Dünyada pek az örneği olan, altı yüz yılı aşmış böylesi bir etkinlik, tamamen kendi iç dinamikleriyle, kendi koşuları ile yaşamış, kültürel sürekliliğini sürdürmüş, başarıyla ayakta kalmıştır. Burada akla ilk gelen, bu farklı ve önemli kültür olayına ilişkin olarak “derhal paraya dönüştürülmesi”, “ülke tanıtımında kullanılması” gibi önermelerde bulunmayı düşünmemekteyiz. Zira, ülke tanıtımından önce, bu olayı ülke içinde tüm yönleriyle kendimizin yeterince tanıması, bilmesi, bilgiye dayanan bir sevginin ve kabul edişin oluşturulmasıdır. Geleneğe ve kültüre sahip çıkma adına bu gereklidir. Sağlam bir gelenek ve sağlam bir kültürel yapının oluşmasından sonra, oluşan bu kültürel yapı/kütle, “çekim gücünü” zaten kendisi büyük oranda yaratacak ve bundan sonra bol rakamlı tanıtım bütçe ve programlarına da gerek kalmayacaktır. Çünkü, sahici olan, gerçek olan, kalıcıdır. Ve gerçek olan, görünür. Kalıcı ve sürekli olan da “Ben buradayım” der.

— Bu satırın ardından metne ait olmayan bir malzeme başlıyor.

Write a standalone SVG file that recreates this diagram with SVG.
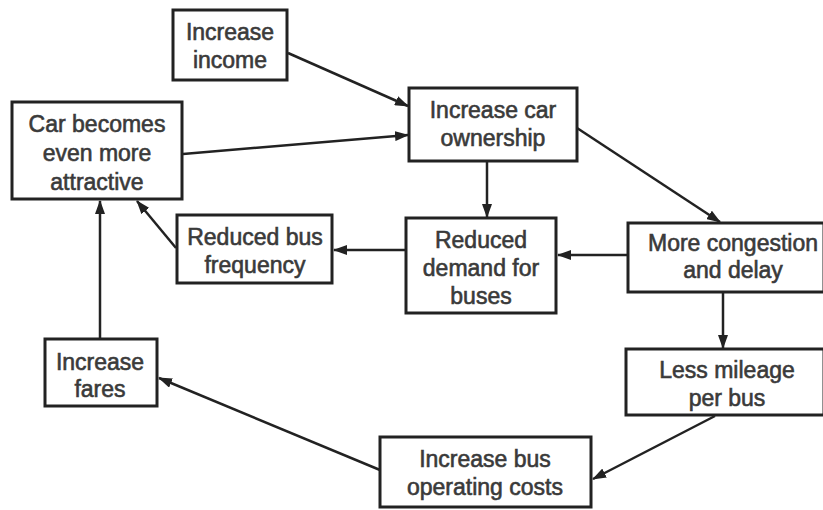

Tek kutuplu dünyada, bu tek kutupluluğun olumsuz sonuçları da peşinen gelmekte.  Farklı güzellik ve zenginlikler, evrensel kültürün yapı taşları olan yerel kültür unsurları yok oluş sürecindedir. Yine, tek kutuplulukla paralel bir başka yön; bu nitelikle özdeş bir görünüme sahip “tek spor, futbol” yanılsaması ve “ekonomisi” ortada durmakta. Bu yanılsama nedeniyle de diğer alanların gözden, akıldan uzak tutulması, silinmesi tehlikesine karşı Kırkpınar gibi örnekler bir panzehir özelliğindedir.
Kısacası Kırkpınar, kültürel süreklilik, gelenek, kalıcılık vb dendiğinde ilk akla gelen “yağlı” ve örneklerdendir. Böyle bir yağlı örnek dikkatimizden kaymakta.